Spain in Flames, Little Pedro in Flip-Flops

Spain this summer has been not just hot — it has been literally on fire. Forest blazes have ravaged communities from Orense to Zamora, forcing thousands to evacuate, shutting roads, claiming lives, and suffocating entire regions under thick smoke. These are not seasonal anecdotes; they are the cartography of a nation at red heat. Meanwhile, the country’s president seems more concerned with his tan than with the ash spreading across the landscape and the lives it’s consuming.

Pedro Sánchez’s August was meant to be a blend of mood and alibi — a meticulously curated bronze, “La Mareta Sunset,” straight from the Moncloa colour chart, and a narrative of perpetual monitoring with Atlantic views. Instead, while the nation smelled of burnt resin and scorched appliances, he calibrated his SPF like it was a press briefing: 30 in the morning, 50 for the institutional dip, and an after-sun suffused with the scent of “everything under control.”

The data — the kind Sánchez loves when it comes with PowerPoint and air conditioning — tells a stark story: Spain spends roughly €500 million less on wildfire prevention than Greece and Portugal. Logically, if you invest less in avoiding fire than in staging political announcements, your country will burn more and burn worse.

Yes, the state has moved: the Military Emergency Unit (UME) has been deployed; the Interior Ministry elevated the emergency level; coordination mechanisms are active. No one disputes the effort of the professionals — firefighters, Civil Guard units, police, volunteers — risking their lives in the flames.

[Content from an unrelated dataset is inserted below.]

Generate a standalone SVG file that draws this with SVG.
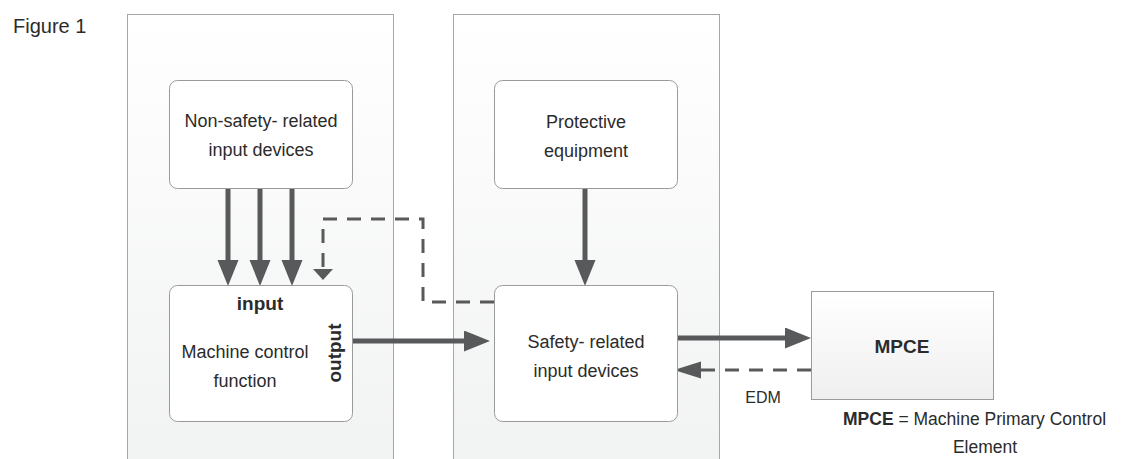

But one photo sums up the situation: above, a golden-skinned president lounging in Lanzarote; below, a blackened forest in Orense.

In politics, symbols matter more than words. When the forests crackle, a president in the command room matters more than a president under an umbrella. Not as a matter of optics, but of institutional duty. A physical presence — not a selfie-ready tan — reassures a burned-out populace.

To be sure, governing remotely — by phone, by video call, by 5G miracle — is technically possible. But remote governance by an august poolside is symbolically bankrupt when people lose homes, livelihoods, and lives. Sandals and surf do not put out wildfires; commitment does.

Worse still is when political theatre replaces leadership. The president managed to gate-crash a European summit on Ukraine — an event he wasn’t even invited to — with more zeal and calls than he dedicated to Spain’s own burning landscapes. That choice of priorities tells you all you need to know about where the heat truly matters in Sánchez’s agenda.

Dress code matters less than leadership in crisis. But the image of a head of government in flip-flops (“chanclas” in Spanish) while his country literally smoulders is not just a sartorial choice — it’s a semiotic verdict on political seriousness. The flames expose a greater fire: a distance between those who govern and those who suffer.

Vacations are a right. The premiership is an obligation. When the nation fills with ash, the grammar of power reduces to one simple phrase: “Here I am.” Everything else — cables, press releases, remote coordination — is after-sun: it may soothe the ego, but come morning, you’re just as burned as before.